IN KUALA LUMPUR
FOLLOWING a delay of more than a year, RM309 million (S$125 million) integrated media studios facility Pinewood Iskandar Malaysia Studios will be completed by May 2013.
In a filing to the stock exchange yesterday, construction company Sunway Bhd said one of its wholly- owned units, Sunway Construction Sdn Bhd, had accepted the letter of award for the building of the integrated media studios facility in Johor over a 19-month construction period. The target completion for the project is May 10, 2013.
Under a strategic agreement entered into with Pinewood Shepperton plc in December 2009, Khazanah Nasional will develop the studios which will provide more than 100,000 square feet of film stages ranging from 12,000-30,000 sq ft, and nearly 60,000 sq ft of TV studios, a number of offices, workshops and post- production facilities.
Then, the UK company had said the new studios would provide it with 'a presence in the heart of Asia'. 'Malaysia's excellent digital connections, low- cost base and proximity to Singapore mean that Pinewood Malaysia Studios will be ideally placed as the creative hub of the region.'
CEO Ivan Dunleavy had also observed the new studios would allow the company, which will get consultancy and brand licence fees for sales and marketing services, 'to build a meaningful new revenue stream, exploiting our expertise and brand internationally'.

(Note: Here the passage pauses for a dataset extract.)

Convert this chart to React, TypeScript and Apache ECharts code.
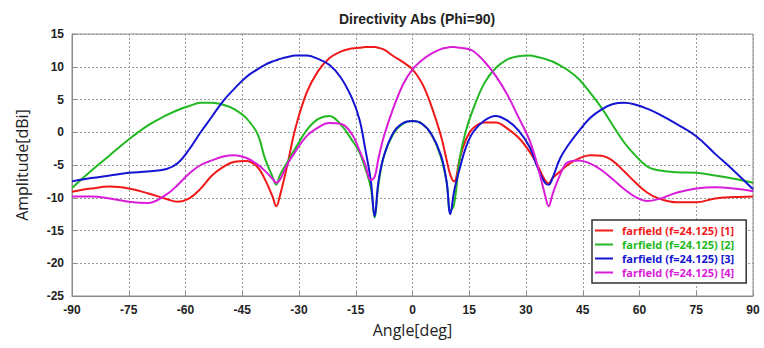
import React, { useEffect, useRef } from "react";
import * as echarts from "echarts";

const angles = [
  -90, -85, -80, -75, -70, -65, -62, -59, -56, -53, -50, -47, -44, -41, -39, -37, -36, -35, -33, -31, -28, -25, -22,
  -19, -16, -14, -12.5, -11, -10, -9, -7.5, -5, -2.5, 0, 2.5, 5, 7.5, 9, 10, 11, 12.5, 14, 16, 19, 22, 25, 28, 31, 33,
  35, 36, 37, 39, 41, 44, 47, 50, 53, 56, 59, 62, 65, 70, 75, 80, 85, 90,
];

const red = [
  -9.1, -8.6, -8.3, -8.6, -9.3, -10.2, -10.6, -10.1, -8.6, -6.6, -5.3, -4.5, -4.4, -5.3, -7.2, -9.8, -11.3, -9.6, -4.8,
  0.5, 6.0, 9.3, 11.3, 12.3, 12.8, 12.9, 13.0, 13.0, 13.0, 12.9, 12.6, 11.6, 10.7, 9.6, 7.5, 4.0, -0.5, -4.2, -6.5,
  -7.5, -4.0, -1.3, 0.6, 1.5, 1.5, 0.6, -0.8, -3.0, -5.0, -7.3, -7.8, -7.0, -6.0, -5.0, -4.0, -3.5, -3.6, -4.4, -6.0,
  -7.7, -9.2, -10.1, -10.7, -10.7, -10.1, -9.9, -9.8,
];

const green = [
  -8.5, -5.9, -3.5, -1.1, 1.0, 2.6, 3.4, 4.0, 4.5, 4.5, 4.2, 3.5, 2.2, -0.2, -4.0, -6.8, -8.0, -6.5, -4.5, -2.5, 0.3,
  2.0, 2.5, 1.2, -1.2, -3.1, -5.5, -8.5, -13.0, -8.0, -3.5, -0.2, 1.3, 1.7, 1.3, -0.3, -3.8, -7.5, -12.0, -11.0, -4.0,
  0.0, 3.5, 7.5, 9.8, 11.1, 11.6, 11.7, 11.5, 11.2, 11.0, 10.8, 10.2, 9.5, 8.1, 6.0, 3.7, 1.0, -1.6, -3.6, -5.2, -5.8,
  -6.1, -6.2, -6.6, -7.1, -7.7,
];

const blue = [
  -7.5, -7.0, -6.6, -6.2, -6.0, -5.6, -4.7, -2.6, 0.0, 2.4, 4.8, 6.7, 8.4, 9.6, 10.3, 10.8, 11.0, 11.2, 11.5, 11.7,
  11.7, 11.2, 10.3, 8.4, 5.2, 1.9, -2.5, -7.5, -12.8, -7.5, -3.5, 0.0, 1.4, 1.7, 1.3, -0.3, -3.5, -7.5, -12.5, -9.0,
  -5.5, -2.5, 0.0, 1.8, 2.5, 1.8, 0.3, -2.3, -5.3, -7.7, -8.0, -7.0, -4.0, -2.1, 0.2, 2.2, 3.5, 4.3, 4.5, 4.2, 3.6,
  2.8, 1.2, -0.6, -3.3, -5.9, -8.7,
];

const magenta = [
  -9.8, -9.8, -10.1, -10.6, -10.8, -9.5, -8.0, -6.3, -5.0, -4.3, -3.7, -3.5, -3.9, -4.9, -5.9, -7.1, -7.7, -7.2, -4.8,
  -3.0, -0.6, 0.7, 1.4, 1.3, -0.3, -2.8, -4.9, -7.3, -6.8, -4.0, -0.5, 3.8, 7.3, 9.6, 11.0, 12.0, 12.7, 12.9, 13.0,
  13.0, 12.9, 12.8, 12.4, 10.8, 8.6, 5.8, 2.3, -1.3, -5.0, -9.5, -11.3, -9.5, -6.5, -4.6, -4.3, -4.8, -5.8, -7.2, -8.7,
  -9.9, -10.5, -10.2, -9.2, -8.6, -8.4, -8.6, -9.0,
];

const seriesNames = [
  "farfield (f=24.125) [1]",
  "farfield (f=24.125) [2]",
  "farfield (f=24.125) [3]",
  "farfield (f=24.125) [4]",
];
const seriesColors = ["#f01818", "#22b822", "#1414d2", "#d81cd8"];
const seriesValues = [red, green, blue, magenta];

export default function App() {
  const ref = useRef<HTMLDivElement>(null);
  useEffect(() => {
    if (!ref.current) return;
    const chart = echarts.init(ref.current, null, { renderer: "svg" });
    const labelFont = "Liberation Sans";
    chart.setOption({
      animation: false,
      backgroundColor: "#ffffff",
      title: {
        text: "Directivity Abs (Phi=90)",
        left: 412,
        top: 7,
        textAlign: "center",
        textStyle: { fontFamily: labelFont, fontWeight: "bold", fontSize: 14, color: "#222" },
      },
      grid: {
        left: 72,
        right: 11,
        top: 34,
        bottom: 52,
        show: true,
        borderColor: "#8a8a8a",
        borderWidth: 1,
        backgroundColor: "#ffffff",
      },
      legend: {
        orient: "vertical",
        left: 592,
        top: 220,
        padding: [5, 12, 5, 3],
        itemGap: 3,
        itemWidth: 18,
        itemHeight: 12,
        icon: "path://M0,5 L18,5 L18,7 L0,7 Z",
        backgroundColor: "#ffffff",
        borderColor: "#333",
        borderWidth: 1.5,
        data: seriesNames.map((n, i) => ({
          name: n,
          textStyle: { color: seriesColors[i] },
          itemStyle: { color: seriesColors[i] },
        })),
        textStyle: { fontFamily: "Open Sans", fontWeight: "bold", fontSize: 11, padding: [0, 0, 0, 4] },
      },
      xAxis: {
        type: "value",
        min: -90,
        max: 90,
        interval: 15,
        name: "Angle[deg]",
        nameLocation: "middle",
        nameGap: 26,
        nameTextStyle: { fontFamily: "Open Sans", fontSize: 16, color: "#222" },
        axisLine: { show: true, onZero: false, lineStyle: { color: "#8a8a8a" } },
        axisTick: { show: true, inside: true, length: 4, lineStyle: { color: "#8a8a8a" } },
        axisLabel: { fontFamily: labelFont, fontWeight: "bold", fontSize: 12, color: "#222", margin: 8 },
        splitLine: { show: true, lineStyle: { color: "#9a9a9a", type: [2, 2], width: 1 } },
      },
      yAxis: {
        type: "value",
        min: -25,
        max: 15,
        interval: 5,
        name: "Amplitude[dBi]",
        nameLocation: "middle",
        nameGap: 42,
        nameTextStyle: { fontFamily: "Open Sans", fontSize: 16, color: "#222" },
        axisLine: { show: true, onZero: false, lineStyle: { color: "#8a8a8a" } },
        axisTick: { show: true, inside: true, length: 4, lineStyle: { color: "#8a8a8a" } },
        axisLabel: { fontFamily: labelFont, fontWeight: "bold", fontSize: 12, color: "#222", margin: 8 },
        splitLine: { show: true, lineStyle: { color: "#9a9a9a", type: [2, 2], width: 1 } },
      },
      series: seriesNames.map((n, i) => ({
        name: n,
        type: "line",
        symbol: "none",
        smooth: 0.4,
        lineStyle: { color: seriesColors[i], width: 2 },
        itemStyle: { color: seriesColors[i] },
        data: angles.map((a, k) => [a, seriesValues[i][k]]),
      })),
    });
    return () => chart.dispose();
  }, []);
  return (
    <div
      ref={ref}
      style={{ position: "fixed", left: 0, top: 0, width: 764, height: 348 }}
    />
  );
}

In any event, the Malaysian sovereign fund views the creative sector as having the potential to move employment up the value chain and is one of six service-based areas accorded tax and employment incentives by the government to attract companies to set up in the special economic zone. The other services areas are education, financial advisory and consulting, healthcare, logistics, and tourism.
Even so, only a handful of companies have responded, most preferring to wait and watch Iskandar's development before committing.
Since its launch in the last quarter of 2006, the development of the zone (which stretches over some 2,200 sq km) has been slower than anticipated, in part because of the 2008 Dubai financial crisis. Pinewood Iskandar, for example, was initially scheduled to be completed by end-2012.
Malaysia's natural attractions - tropical rainforests, mountains and beaches - will offer film locations that are very different from Pinewood's five other studios in the UK, Canada, Dominican Republic, Los Angeles and Germany.
But animation is another area of interest and it received a boost from the recent nomination of Saladin for an award at the Emmys. Nearly all the production crew in the 13-part TV series - co-produced by government agency Multimedia Development Corporation and Qatar's Al-Jazeera Children's Channel - were Malaysians.